A few beads of caviar licked off a nipple. What a simple, gorgeous celebration of touch and taste. The idea stopped me cold the first time I read it.

We stand at the edge of our senses, waiting for the sets of data to come in: hot or cold? Pleasure or pain? Nice or mean? Red or green? Too spicy? Too loud? Too big? Too slow! Hungry! Tired! When was the last time we stopped and touched something and focused on the brush against our fingertips? When was the last time we turned off the constant background noise of our iPods and pressed down on a piano key to hear the clarity of a single note? When was the last time we paused briefly before putting that snack in our mouths and committed ourselves to savoring the marriage of flavors in a bite?

When was the last time you had sex for the sake of your senses? No, think about this. I am not talking about orgasm. I am not even talking about pleasure in and of itself. I am talking about using every given sense receptor, focusing your energy on it and really, truly experiencing what that sense tells you, not just whether it feels good or not, harder, baby, harder, deeper, deeper, faster, faster, oh, yeah, oh, yeah.

No.

I mean: when was the time you lived your sensory data?

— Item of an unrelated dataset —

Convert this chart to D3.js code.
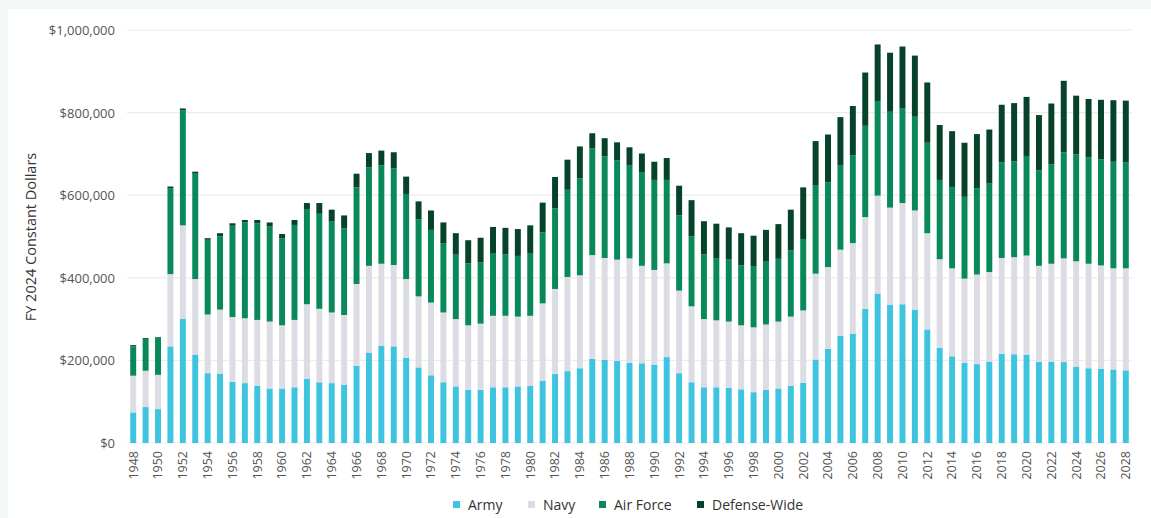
<!DOCTYPE html>
<html>
<head>
<meta charset="utf-8">
<script src="https://cdn.jsdelivr.net/npm/d3@7"></script>
<style>
  html, body { margin: 0; padding: 0; background: #f4f8f9; }
  svg { display: block; }
</style>
</head>
<body>
<svg id="chart" width="1151" height="518"></svg>
<script>
// Values in thousands of FY 2024 constant dollars
const years = d3.range(1948, 2029).map(String);
const army = [74,87,82,234,301,214,169,168,148,145,139,132,132,135,156,147,145,141,187,219,235,234,206,183,164,147,137,129,129,135,135,137,138,151,167,174,181,204,201,199,194,193,190,208,169,147,135,135,134,130,123,129,132,138,146,202,228,260,265,325,362,335,336,323,275,231,210,194,191,197,216,215,214,197,197,196,185,181,180,178,176];
const navy = [89,88,83,175,226,183,142,155,157,157,159,162,153,163,180,178,171,169,198,210,199,197,191,172,176,169,163,156,160,173,173,169,170,187,206,228,225,251,247,245,253,236,229,227,200,184,165,162,160,155,157,158,162,168,175,208,198,208,219,222,237,235,245,240,233,214,213,204,217,217,232,235,240,232,237,251,255,253,250,245,247];
const airForce = [71,77,89,207,279,255,181,177,221,232,234,230,210,230,229,230,220,210,234,238,238,234,206,187,176,168,156,150,148,152,149,147,152,172,195,211,235,258,246,240,226,227,218,202,182,169,157,151,150,145,147,152,152,160,173,213,205,205,213,221,229,232,230,227,219,192,197,198,209,214,232,232,241,231,241,257,259,258,257,258,256];
const defenseWide = [3,2,2,5,4,5,4,8,6,6,8,10,11,12,16,26,29,31,33,35,36,39,42,43,47,50,52,56,60,63,64,65,67,72,76,73,77,37,44,44,43,45,44,53,72,88,80,83,78,78,75,77,84,99,125,108,116,116,119,129,137,143,149,148,146,133,135,131,131,131,139,141,143,134,147,173,142,141,144,149,150];
const seriesNames = ["Army", "Navy", "Air Force", "Defense-Wide"];
const seriesColors = ["#3ec4df", "#dcdce4", "#09895a", "#07422a"];
const yTicks = [0, 200, 400, 600, 800, 1000];
const xTickYears = years.filter((d, i) => i % 2 === 0);

const rows = years.map((y, i) => ({
  year: y, "Army": army[i], "Navy": navy[i], "Air Force": airForce[i], "Defense-Wide": defenseWide[i]
}));

const svg = d3.select("#chart");
const font = "'Open Sans', 'Noto Sans', sans-serif";

// white panel
svg.append("rect").attr("x", 8).attr("y", 9).attr("width", 1151 - 8).attr("height", 518 - 9).attr("fill", "#ffffff");

const x = d3.scaleBand().domain(years).range([127, 1132]).paddingInner(0.52).paddingOuter(0.26);
const y = d3.scaleLinear().domain([0, 1000]).range([443, 30]);

// gridlines
svg.append("g").selectAll("line").data(yTicks).join("line")
  .attr("x1", 127).attr("x2", 1132)
  .attr("y1", d => y(d)).attr("y2", d => y(d))
  .attr("stroke", "#ececec").attr("stroke-width", 1.2);

// y axis labels
const yAxis = d3.axisLeft(y).tickValues(yTicks).tickSize(0).tickPadding(0)
  .tickFormat(d => "$" + d3.format(",")(d * 1000));
const gy = svg.append("g").attr("transform", "translate(115,0)").call(yAxis);
gy.select(".domain").remove();
gy.selectAll("text").attr("font-family", font).attr("font-size", 13).attr("fill", "#555").attr("dy", "0.35em");

// stacked bars
const stack = d3.stack().keys(seriesNames);
const stacked = stack(rows);
const color = d3.scaleOrdinal().domain(seriesNames).range(seriesColors);
svg.append("g").selectAll("g").data(stacked).join("g")
  .attr("fill", d => color(d.key))
  .selectAll("rect").data(d => d).join("rect")
  .attr("x", d => x(d.data.year))
  .attr("width", x.bandwidth())
  .attr("y", d => y(d[1]))
  .attr("height", d => y(d[0]) - y(d[1]));

// x axis labels
const xAxis = d3.axisBottom(x).tickValues(xTickYears).tickSize(0).tickPadding(0);
const gx = svg.append("g").attr("transform", "translate(0,451)").call(xAxis);
gx.select(".domain").remove();
gx.selectAll("text")
  .attr("font-family", font).attr("font-size", 12.5).attr("fill", "#555")
  .attr("transform", "rotate(-90)")
  .attr("text-anchor", "end")
  .attr("x", 0).attr("y", 0).attr("dx", 0).attr("dy", "0.35em");

// y axis title
svg.append("text")
  .attr("transform", "translate(31,237) rotate(-90)")
  .attr("text-anchor", "middle").attr("dy", "0.35em")
  .attr("font-family", font).attr("font-size", 14.5).attr("fill", "#333")
  .text("FY 2024 Constant Dollars");

// legend
const legendX = [453, 528, 599, 697];
const lg = svg.append("g").selectAll("g").data(seriesNames).join("g")
  .attr("transform", (d, i) => `translate(${legendX[i]},505)`);
lg.append("rect").attr("x", 0).attr("y", -4).attr("width", 7).attr("height", 7).attr("fill", d => color(d));
lg.append("text").attr("x", 15).attr("y", 0).attr("dy", "0.35em")
  .attr("font-family", font).attr("font-size", 14).attr("fill", "#333").text(d => d);
</script>
</body>
</html>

You don’t need to awaken your senses. They were never sleeping. You just have to pay attention. The next time you eat, let your taste buds overwhelm you, let your mouth feel the texture of what’s inside it. The next time you hear a song, let the notes carry you. The next time you kiss, let your mouth become your hands. The next time you have sex, let yourself become the skin throbbing inside you or wrapping around you.

Open up. Living through things isn’t the same as living those things.